_EXCERPTED DATA_.
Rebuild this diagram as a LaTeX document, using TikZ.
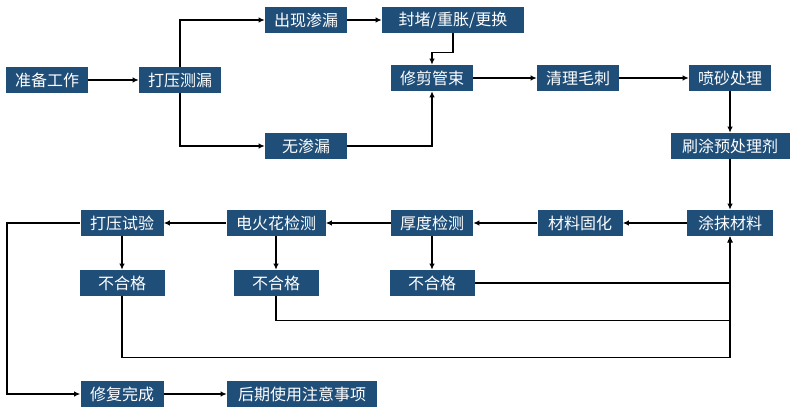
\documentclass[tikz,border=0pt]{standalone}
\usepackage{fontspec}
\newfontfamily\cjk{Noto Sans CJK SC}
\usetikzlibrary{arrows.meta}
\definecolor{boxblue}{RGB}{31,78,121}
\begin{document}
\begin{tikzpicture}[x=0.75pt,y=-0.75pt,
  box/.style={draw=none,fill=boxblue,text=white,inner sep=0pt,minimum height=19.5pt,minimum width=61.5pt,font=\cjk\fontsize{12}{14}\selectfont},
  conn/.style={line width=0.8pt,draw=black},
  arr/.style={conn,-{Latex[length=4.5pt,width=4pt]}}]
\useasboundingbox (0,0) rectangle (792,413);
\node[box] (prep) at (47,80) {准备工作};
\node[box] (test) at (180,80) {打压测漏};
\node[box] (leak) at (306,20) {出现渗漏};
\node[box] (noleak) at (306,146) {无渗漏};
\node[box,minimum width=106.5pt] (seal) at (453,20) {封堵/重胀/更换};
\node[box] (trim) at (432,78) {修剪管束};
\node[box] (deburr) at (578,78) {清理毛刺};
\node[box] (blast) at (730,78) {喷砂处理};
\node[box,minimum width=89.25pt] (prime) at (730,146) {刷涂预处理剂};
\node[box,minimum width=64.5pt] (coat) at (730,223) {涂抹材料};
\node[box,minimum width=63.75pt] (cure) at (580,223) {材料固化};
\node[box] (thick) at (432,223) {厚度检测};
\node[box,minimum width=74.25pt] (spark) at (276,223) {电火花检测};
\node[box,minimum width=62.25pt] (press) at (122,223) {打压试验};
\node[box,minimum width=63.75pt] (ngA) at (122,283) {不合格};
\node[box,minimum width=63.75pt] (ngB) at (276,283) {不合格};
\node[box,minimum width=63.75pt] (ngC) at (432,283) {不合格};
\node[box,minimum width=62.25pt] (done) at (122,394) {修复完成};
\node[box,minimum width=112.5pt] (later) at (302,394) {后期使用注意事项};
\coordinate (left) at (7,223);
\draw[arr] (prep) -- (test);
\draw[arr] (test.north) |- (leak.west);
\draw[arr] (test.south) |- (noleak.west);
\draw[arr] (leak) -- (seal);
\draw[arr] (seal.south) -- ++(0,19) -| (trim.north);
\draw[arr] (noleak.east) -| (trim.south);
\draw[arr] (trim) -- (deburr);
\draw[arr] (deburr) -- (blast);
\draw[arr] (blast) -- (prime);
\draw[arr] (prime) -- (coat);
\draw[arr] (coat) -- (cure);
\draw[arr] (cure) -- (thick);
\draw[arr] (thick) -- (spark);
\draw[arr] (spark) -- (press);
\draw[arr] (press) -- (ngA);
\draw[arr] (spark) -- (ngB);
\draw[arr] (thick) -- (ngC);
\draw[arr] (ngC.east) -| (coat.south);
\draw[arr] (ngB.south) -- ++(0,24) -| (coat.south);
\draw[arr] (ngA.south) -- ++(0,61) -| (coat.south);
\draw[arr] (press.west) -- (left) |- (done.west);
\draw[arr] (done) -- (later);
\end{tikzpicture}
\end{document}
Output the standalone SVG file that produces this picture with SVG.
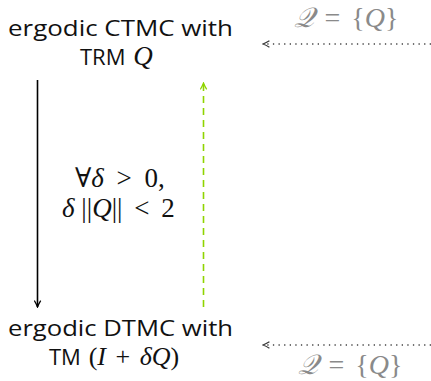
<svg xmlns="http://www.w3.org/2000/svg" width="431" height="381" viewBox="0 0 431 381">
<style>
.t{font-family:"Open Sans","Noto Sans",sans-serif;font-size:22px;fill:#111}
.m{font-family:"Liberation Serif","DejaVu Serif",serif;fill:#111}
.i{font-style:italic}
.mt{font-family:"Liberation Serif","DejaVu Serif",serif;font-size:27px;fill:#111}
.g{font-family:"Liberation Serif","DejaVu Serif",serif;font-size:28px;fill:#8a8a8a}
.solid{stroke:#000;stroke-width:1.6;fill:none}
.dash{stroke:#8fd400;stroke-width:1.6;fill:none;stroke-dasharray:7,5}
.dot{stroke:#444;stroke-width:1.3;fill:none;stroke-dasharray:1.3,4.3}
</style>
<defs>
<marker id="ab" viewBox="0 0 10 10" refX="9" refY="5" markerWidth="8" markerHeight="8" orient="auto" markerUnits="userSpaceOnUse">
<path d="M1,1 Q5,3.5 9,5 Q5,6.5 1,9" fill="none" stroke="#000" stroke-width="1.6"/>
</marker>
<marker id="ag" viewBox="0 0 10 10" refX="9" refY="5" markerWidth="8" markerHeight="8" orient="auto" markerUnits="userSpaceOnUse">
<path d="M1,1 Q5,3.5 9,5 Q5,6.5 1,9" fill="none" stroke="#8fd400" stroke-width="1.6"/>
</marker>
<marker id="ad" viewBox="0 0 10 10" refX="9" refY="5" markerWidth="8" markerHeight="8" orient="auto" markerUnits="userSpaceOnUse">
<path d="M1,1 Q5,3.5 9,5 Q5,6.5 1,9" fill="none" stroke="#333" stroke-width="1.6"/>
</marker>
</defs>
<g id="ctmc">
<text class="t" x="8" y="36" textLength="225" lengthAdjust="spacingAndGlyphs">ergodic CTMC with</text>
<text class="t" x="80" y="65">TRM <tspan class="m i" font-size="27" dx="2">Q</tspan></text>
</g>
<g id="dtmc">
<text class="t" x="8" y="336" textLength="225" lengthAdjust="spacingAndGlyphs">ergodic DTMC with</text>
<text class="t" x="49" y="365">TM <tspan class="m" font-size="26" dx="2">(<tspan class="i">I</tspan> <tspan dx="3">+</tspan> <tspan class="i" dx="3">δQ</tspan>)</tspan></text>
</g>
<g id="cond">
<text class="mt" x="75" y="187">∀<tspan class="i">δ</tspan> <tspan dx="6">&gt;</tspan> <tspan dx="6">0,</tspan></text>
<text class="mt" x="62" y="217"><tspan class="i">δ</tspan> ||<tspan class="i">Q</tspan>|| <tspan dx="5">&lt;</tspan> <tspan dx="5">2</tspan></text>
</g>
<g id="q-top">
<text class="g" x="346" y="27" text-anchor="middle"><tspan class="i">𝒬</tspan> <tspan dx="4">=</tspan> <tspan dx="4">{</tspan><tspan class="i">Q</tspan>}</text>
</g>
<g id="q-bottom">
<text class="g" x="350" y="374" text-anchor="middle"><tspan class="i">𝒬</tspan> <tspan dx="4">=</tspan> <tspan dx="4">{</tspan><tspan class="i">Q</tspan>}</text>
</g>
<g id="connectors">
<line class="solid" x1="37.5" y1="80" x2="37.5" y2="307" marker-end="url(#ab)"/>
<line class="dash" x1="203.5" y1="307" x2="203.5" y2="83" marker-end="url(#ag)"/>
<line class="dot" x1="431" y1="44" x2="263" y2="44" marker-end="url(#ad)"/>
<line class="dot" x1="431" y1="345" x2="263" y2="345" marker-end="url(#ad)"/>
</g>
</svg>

_THE TASK_.
Copy all of the entries verbatim, leaving out any pictures they contain.

_EXERCISE ANSWER_.
Rebuild this diagram as a LaTeX document, using TikZ.
\documentclass[tikz,border=0pt]{standalone}
\usepackage{fontspec}
\newfontfamily\cjk{Noto Sans CJK SC}
\usetikzlibrary{arrows.meta}
\definecolor{boxblue}{RGB}{31,78,121}
\begin{document}
\begin{tikzpicture}[x=0.75pt,y=-0.75pt,
  box/.style={draw=none,fill=boxblue,text=white,inner sep=0pt,minimum height=19.5pt,minimum width=61.5pt,font=\cjk\fontsize{12}{14}\selectfont},
  conn/.style={line width=0.8pt,draw=black},
  arr/.style={conn,-{Latex[length=4.5pt,width=4pt]}}]
\useasboundingbox (0,0) rectangle (792,413);
\node[box] (prep) at (47,80) {准备工作};
\node[box] (test) at (180,80) {打压测漏};
\node[box] (leak) at (306,20) {出现渗漏};
\node[box] (noleak) at (306,146) {无渗漏};
\node[box,minimum width=106.5pt] (seal) at (453,20) {封堵/重胀/更换};
\node[box] (trim) at (432,78) {修剪管束};
\node[box] (deburr) at (578,78) {清理毛刺};
\node[box] (blast) at (730,78) {喷砂处理};
\node[box,minimum width=89.25pt] (prime) at (730,146) {刷涂预处理剂};
\node[box,minimum width=64.5pt] (coat) at (730,223) {涂抹材料};
\node[box,minimum width=63.75pt] (cure) at (580,223) {材料固化};
\node[box] (thick) at (432,223) {厚度检测};
\node[box,minimum width=74.25pt] (spark) at (276,223) {电火花检测};
\node[box,minimum width=62.25pt] (press) at (122,223) {打压试验};
\node[box,minimum width=63.75pt] (ngA) at (122,283) {不合格};
\node[box,minimum width=63.75pt] (ngB) at (276,283) {不合格};
\node[box,minimum width=63.75pt] (ngC) at (432,283) {不合格};
\node[box,minimum width=62.25pt] (done) at (122,394) {修复完成};
\node[box,minimum width=112.5pt] (later) at (302,394) {后期使用注意事项};
\coordinate (left) at (7,223);
\draw[arr] (prep) -- (test);
\draw[arr] (test.north) |- (leak.west);
\draw[arr] (test.south) |- (noleak.west);
\draw[arr] (leak) -- (seal);
\draw[arr] (seal.south) -- ++(0,19) -| (trim.north);
\draw[arr] (noleak.east) -| (trim.south);
\draw[arr] (trim) -- (deburr);
\draw[arr] (deburr) -- (blast);
\draw[arr] (blast) -- (prime);
\draw[arr] (prime) -- (coat);
\draw[arr] (coat) -- (cure);
\draw[arr] (cure) -- (thick);
\draw[arr] (thick) -- (spark);
\draw[arr] (spark) -- (press);
\draw[arr] (press) -- (ngA);
\draw[arr] (spark) -- (ngB);
\draw[arr] (thick) -- (ngC);
\draw[arr] (ngC.east) -| (coat.south);
\draw[arr] (ngB.south) -- ++(0,24) -| (coat.south);
\draw[arr] (ngA.south) -- ++(0,61) -| (coat.south);
\draw[arr] (press.west) -- (left) |- (done.west);
\draw[arr] (done) -- (later);
\end{tikzpicture}
\end{document}
Output the standalone SVG file that produces this picture with SVG.
<svg xmlns="http://www.w3.org/2000/svg" width="431" height="381" viewBox="0 0 431 381">
<style>
.t{font-family:"Open Sans","Noto Sans",sans-serif;font-size:22px;fill:#111}
.m{font-family:"Liberation Serif","DejaVu Serif",serif;fill:#111}
.i{font-style:italic}
.mt{font-family:"Liberation Serif","DejaVu Serif",serif;font-size:27px;fill:#111}
.g{font-family:"Liberation Serif","DejaVu Serif",serif;font-size:28px;fill:#8a8a8a}
.solid{stroke:#000;stroke-width:1.6;fill:none}
.dash{stroke:#8fd400;stroke-width:1.6;fill:none;stroke-dasharray:7,5}
.dot{stroke:#444;stroke-width:1.3;fill:none;stroke-dasharray:1.3,4.3}
</style>
<defs>
<marker id="ab" viewBox="0 0 10 10" refX="9" refY="5" markerWidth="8" markerHeight="8" orient="auto" markerUnits="userSpaceOnUse">
<path d="M1,1 Q5,3.5 9,5 Q5,6.5 1,9" fill="none" stroke="#000" stroke-width="1.6"/>
</marker>
<marker id="ag" viewBox="0 0 10 10" refX="9" refY="5" markerWidth="8" markerHeight="8" orient="auto" markerUnits="userSpaceOnUse">
<path d="M1,1 Q5,3.5 9,5 Q5,6.5 1,9" fill="none" stroke="#8fd400" stroke-width="1.6"/>
</marker>
<marker id="ad" viewBox="0 0 10 10" refX="9" refY="5" markerWidth="8" markerHeight="8" orient="auto" markerUnits="userSpaceOnUse">
<path d="M1,1 Q5,3.5 9,5 Q5,6.5 1,9" fill="none" stroke="#333" stroke-width="1.6"/>
</marker>
</defs>
<g id="ctmc">
<text class="t" x="8" y="36" textLength="225" lengthAdjust="spacingAndGlyphs">ergodic CTMC with</text>
<text class="t" x="80" y="65">TRM <tspan class="m i" font-size="27" dx="2">Q</tspan></text>
</g>
<g id="dtmc">
<text class="t" x="8" y="336" textLength="225" lengthAdjust="spacingAndGlyphs">ergodic DTMC with</text>
<text class="t" x="49" y="365">TM <tspan class="m" font-size="26" dx="2">(<tspan class="i">I</tspan> <tspan dx="3">+</tspan> <tspan class="i" dx="3">δQ</tspan>)</tspan></text>
</g>
<g id="cond">
<text class="mt" x="75" y="187">∀<tspan class="i">δ</tspan> <tspan dx="6">&gt;</tspan> <tspan dx="6">0,</tspan></text>
<text class="mt" x="62" y="217"><tspan class="i">δ</tspan> ||<tspan class="i">Q</tspan>|| <tspan dx="5">&lt;</tspan> <tspan dx="5">2</tspan></text>
</g>
<g id="q-top">
<text class="g" x="346" y="27" text-anchor="middle"><tspan class="i">𝒬</tspan> <tspan dx="4">=</tspan> <tspan dx="4">{</tspan><tspan class="i">Q</tspan>}</text>
</g>
<g id="q-bottom">
<text class="g" x="350" y="374" text-anchor="middle"><tspan class="i">𝒬</tspan> <tspan dx="4">=</tspan> <tspan dx="4">{</tspan><tspan class="i">Q</tspan>}</text>
</g>
<g id="connectors">
<line class="solid" x1="37.5" y1="80" x2="37.5" y2="307" marker-end="url(#ab)"/>
<line class="dash" x1="203.5" y1="307" x2="203.5" y2="83" marker-end="url(#ag)"/>
<line class="dot" x1="431" y1="44" x2="263" y2="44" marker-end="url(#ad)"/>
<line class="dot" x1="431" y1="345" x2="263" y2="345" marker-end="url(#ad)"/>
</g>
</svg>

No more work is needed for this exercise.